118 Wash. 685 | Wash. | 1922

Mitchell, J.

— Respondent sued for a broker’s commission and recovered judgment. There was a contract between the parties, as follows:

“April 23, 1919.
“To Henry J. Gunning:
“In consideration of the services to be performed by you in endeavoring to effect a sale of the following described property, viz.: 711 acres adjoining the town of Harrington on the south, N% Sec. 27 NE% Sec. 28 — SE%—Sec. 22 — S% of NE% Sec. 22, all in T 23 N Range 36 E.
“I do hereby give and grant unto you for the period of 60 days from date hereof and hereafter until withdrawal by ten days’ written notice the exclusive right to sell said property, and I agree to conyey the same or cause the same to lie conveyed by good and sufficient warranty deed to the person or persons designated by you. The price of said property to be $36,000 and upon the following terms:
“Parties to assume mortgage of $12,000 at 6% interest, $5,000 cash, balance this fall. One-third of crop goes with place. Pall payment to be made before the 1-3 of crop is sold.
“I further agree in case of the sale to furnish an abstract of title to said property, duly certified to date by a competent abstractor, and to pay you a commission of $1,500 per cent of the purchase price.
Address..............................
“John H. Muller, Owner.
“Theresia Muller.”

Subsequent to the making of the contract, and after the respondent had given considerable time and effort towards making a sale of the property, it was sold through another agent of the appellants (appointed after the date of the contract with respondent) to parties with whom the respondent had already attempted to make a sale.
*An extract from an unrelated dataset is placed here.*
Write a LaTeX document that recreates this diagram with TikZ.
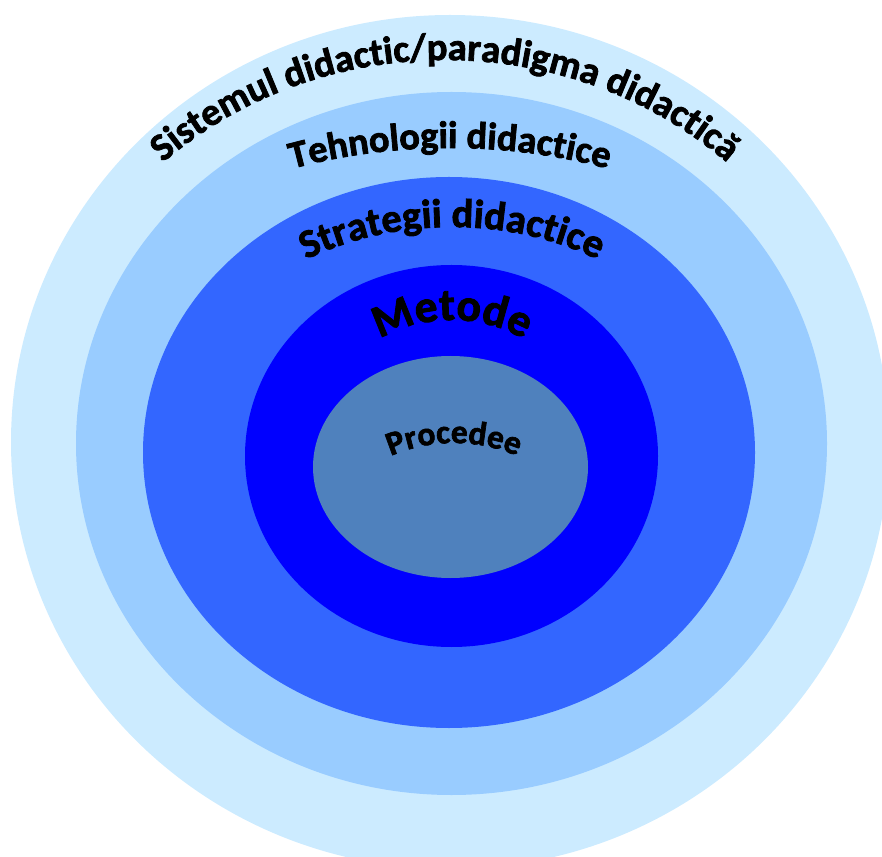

*687The case is presented here by the appellants from three view points:

(1) It is argued that the respondent did not produce a purchaser able and willing to buy upon the terms specified in the contract, since it was shown that the purchasers were able to buy only after a loan was made to them by the second broker; that the appellants acted in good faith and did pay a commission to the second agent; and that this is not a case of a purchaser going behind an agent to save a commission. None or all of these facts or circumstances are sufficient to avoid liability. The contract was still in force at the time- of the sale by the appellants through their second agent. It was an exclusive agency contract. The situation was similar in this respect to those in the cases of Brownell v. Hanson, 109 Wash. 447, 186 Pac. 873, and Miller v. Brown, 115 Wash. 177, 196 Pac. 573, in each of which the broker prevailed. See, also, C. J. vol. 9 (Brokers), p. 622; R. C. L., vol. 4 (Brokers), § 50, p. 318.

(2) It is contended that the respondent is not entitled to a recovery because the contract provided the “balance” of the purchase price was to be paid in the fall (1919), whereas the deeds by which the appellants .conveyed the property were not delivered until about December 6, 1919. In the first place, while it is true the deeds were not delivered to the purchaser until about December 6, 1919, they were executed by the appellants on October 16, 1919, which was about, or shortly after, the time the purchasers agreed to take the property. The delay thereafter before the delivery of the deeds seems to have been necessary to procure a release of an outstanding mortgage on the property, to meet the final understanding of the parties to the sale. But, further, the contract with the respondent, *688considered altogether, shows that the words relied on by the appellants, “balance this fall,” relate to the terms or price, and not to the limitation of time for the continuance of the contract. Such is the particular and immediate setting of those words, while the dominating and-controlling provision as to the time the contract of agency should continue is “for the period of sixty days from date hereof and hereafter until withdrawal by ten days’ written notice.” No notice of cancellation or withdrawal of the contract was ever given, therefore it was in force at the time of the sale. Nor is there any objection to the contract that it may be considered as extending over an indefinite or unreasonable length of time, for as was said in Brownell v. Hanson, supra, of a similar provision, “The agency could easily be revoked at any time, either at or after the fixed period had expired, by written notice, as the contract provided.”

(3) It is claimed the respondent was not obligated to do anything, and that therefore the contract was unilateral and that no recovery may be had by him. We need not consider what respondent’s rights would have been had he done nothing under the contract. The promise of the appellants was made “in consideration of services to be performed” by the respondent. The undisputed evidence is that he did perform services and devoted considerable time and expense in trying to sell the property to a number of persons, including those who finally purchased it. Certainly, after that was done, it cannot be successfully claimed that there was any lack of consideration for the obligation sought to be enforced by this action. Braniff v. Baier, 101 Kan. 117, 165 Pac. 816, L. R. A. 1917E 1036; Metcalf v. Kent, 104 Iowa 487, 73 N. W. 1037; Lapham v. Flint, 86 Minn. 376, 90 N. W. 780; Axe v. Tolbert, *689179 Mich. 556, 116 N. W. 118; R. C. L., vol. 1, § 56, p. 318.

Affirmed.

Parker, C. J., Fullerton, Tol'man, and Bridges, JJ., concur.